The idea that journalists can become their own experts isn’t new. Some years ago, the Atlantic’s Nicholas Lemann argued that while "journalists tend to be intellectually insecure" they can overcome this with "plain old fashioned legwork" in archives and libraries. By taking control of the literature, journalists can interpret and explain as well as report. So long before they started defending themselves against upstart bloggers, journalists were trying to take over the role of the expert (p 269-70).
Journalists not only tried to take over the authority of experts, some also wanted the cultural status of creative writers. Tom Wolfe saw New Journalism of the 1960s as a frontal attack on the privileged position of the novelist. According to Wolfe, professional writers were arranged in a rigid status hierarchy. Novelists sat at the top, ‘men of letters’ like literary essayists sat in the middle and journalists languished at the bottom. In an essay on the New Journalism he wrote that journalists:
… were so low down in the structure that they were barely noticed at all. They were regarded chiefly as day laborers who dug up slags of raw information for writers of higher ‘sensibility’ to make better use of. As for people who wrote for popular (‘slick’) magazines and Sunday supplements, your so-called free-lance writers — except for a few people on The New Yorker, they weren’t even in the game. They were the lumpenproles (p39).
As Wolfe’s sees it, the New Journalism dethroned the novel as "the number one literary genre". Now today’s most successful journalists are as skilled as writers as they are at tracking down sources. Richard Preston, for example, has written successful novels as well as magazine articles and narrative non-fiction books (like Schlosser, he took John McPhee‘s literary journalism class at Princeton).
Now, after decades of invading everyone else’s turf, journalists seem to think they’re under attack on their home territory — the daily news. Eyewitness sources are posting their own accounts of war, accidents and natural disasters. Readers are checking the facts. Experts like economists are getting their own blogs and talking direct to the public. And just about everybody is analysing and commenting on current events.

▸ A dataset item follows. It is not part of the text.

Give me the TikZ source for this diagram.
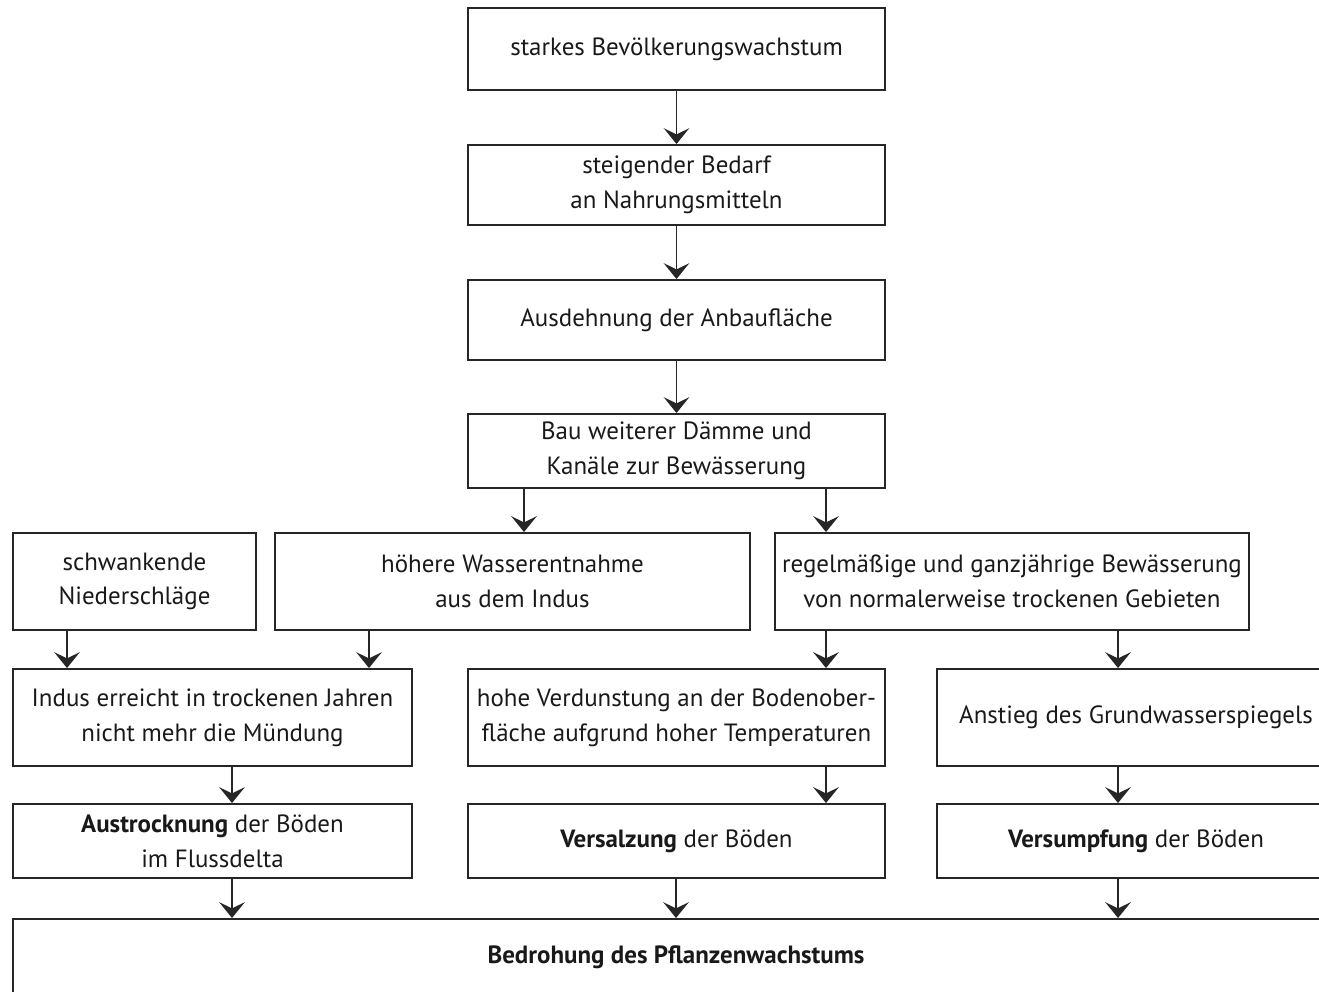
\documentclass[tikz,border=0pt]{standalone}
\usepackage{fontspec}
\setmainfont{PT Sans}
\usetikzlibrary{arrows.meta}
\begin{document}
\begin{tikzpicture}[
       x=0.02cm,
       y=-0.02cm,
       line width=1.1pt,
       kasten/.style={
         draw=black!85,
         text=black!90,
         align=center,
         inner sep=0pt,
         font=\fontsize{14.2}{19.8}\selectfont
       },
       pfeil/.style={
         draw=black!85,
         -{Stealth[length=9pt,width=14.5pt,inset=3.5pt]}
       }
     ]
       \useasboundingbox (0,0) rectangle (1319,991);
       \clip (0,0) rectangle (1319,991);

       \node (b1) at (676.5,49) [kasten, minimum width=8.34cm, minimum height=1.64cm]{starkes Bevölkerungswachstum};
       \node (b2) at (676.5,185) [kasten, minimum width=8.34cm, minimum height=1.6cm]{steigender Bedarf\\an Nahrungsmitteln};
       \node (b3) at (676.5,320) [kasten, minimum width=8.34cm, minimum height=1.6cm]{Ausdehnung der Anbaufläche};
       \node (b4) at (676.5,451) [kasten, minimum width=8.34cm, minimum height=1.48cm]{Bau weiterer Dämme und\\Kanäle zur Bewässerung};

       \node (b5) at (134.5,581.5) [kasten, minimum width=4.86cm, minimum height=1.94cm]{schwankende\\Niederschläge};
       \node (b6) at (512.5,581.5) [kasten, minimum width=9.5cm, minimum height=1.94cm]{höhere Wasserentnahme\\aus dem Indus};
       \node (b7) at (1012,581.5) [kasten, minimum width=9.48cm, minimum height=1.94cm]{regelmäßige und ganzjährige Bewässerung\\von normalerweise trockenen Gebieten};

       \node (b8) at (212.5,717.5) [kasten, minimum width=7.98cm, minimum height=1.94cm]{Indus erreicht in trockenen Jahren\\nicht mehr die Mündung};
       \node (b9) at (676.5,717.5) [kasten, minimum width=8.34cm, minimum height=1.94cm]{hohe Verdunstung an der Bodenober-\\fläche aufgrund hoher Temperaturen};
       \node (b10) at (1136,717.5) [kasten, minimum width=7.96cm, minimum height=1.94cm]{Anstieg des Grundwasserspiegels};

       \node (b11) at (212.5,841) [kasten, minimum width=7.98cm, minimum height=1.48cm]{\textbf{Austrocknung} der Böden\\im Flussdelta};
       \node (b12) at (676.5,841) [kasten, minimum width=8.34cm, minimum height=1.48cm]{\textbf{Versalzung} der Böden};
       \node (b13) at (1136,841) [kasten, minimum width=7.96cm, minimum height=1.48cm]{\textbf{Versumpfung} der Böden};

       \node (b14) at (676,957) [kasten, minimum width=26.52cm, minimum height=1.52cm]{\textbf{Bedrohung des Pflanzenwachstums}};

       \draw[pfeil] (b1) -- (b2);
       \draw[pfeil] (b2) -- (b3);
       \draw[pfeil] (b3) -- (b4);

       \draw[pfeil] (b4.south -| 524,0) -- (b6.north -| 524,0);
       \draw[pfeil] (b4.south -| 826,0) -- (b7.north -| 826,0);

       \draw[pfeil] (b5.south -| 67,0) -- (b8.north -| 67,0);
       \draw[pfeil] (b6.south -| 369,0) -- (b8.north -| 369,0);
       \draw[pfeil] (b7.south -| 826,0) -- (b9.north -| 826,0);
       \draw[pfeil] (b7.south -| 1118,0) -- (b10.north -| 1118,0);

       \draw[pfeil] (b8.south -| 232,0) -- (b11.north -| 232,0);
       \draw[pfeil] (b9.south -| 826,0) -- (b12.north -| 826,0);
       \draw[pfeil] (b10.south -| 1118,0) -- (b13.north -| 1118,0);

       \draw[pfeil] (b11.south -| 232,0) -- (b14.north -| 232,0);
       \draw[pfeil] (b12.south -| 676,0) -- (b14.north -| 676,0);
       \draw[pfeil] (b13.south -| 1118,0) -- (b14.north -| 1118,0);

\end{tikzpicture}
\end{document}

But none of this would matter if newspapers weren’t in financial trouble. Television and radio journalists don’t waste a lot of time complaining about bloggers and neither do magazine feature writers. While the internet can support vodcasting, podcasting and essay writing, television, radio and magazines don’t rely on classified advertising to stay profitable. As a result they aren’t being crippled by the internet the way newspapers are. And this is the real source of the problem. If the internet hadn’t siphoned off revenue from classified advertising and fragmented their audiences, newspaper journalists wouldn’t be complaining about bloggers and insisting on their role as content makers. Because bloggers happen to work in the same medium that’s undermining the commercial viability of newspapers, they bear the brunt of newspaper journalists’ resentment.
Philip Meyer, author of The Vanishing Newspaper: Saving Journalism in the Information Age, argues that newspapers need to accept the reality of shrinking readerships and declining revenues. The "old hunter-gatherer model of journalism" will no longer work and the newspapers that survive will no longer be published daily. To succeed, they will need to combine high quality analysis, interpretation and investigative reporting. And most important of all, they will need to earn the community’s trust. But for the average reporter, this future may well mean a career change and a blog.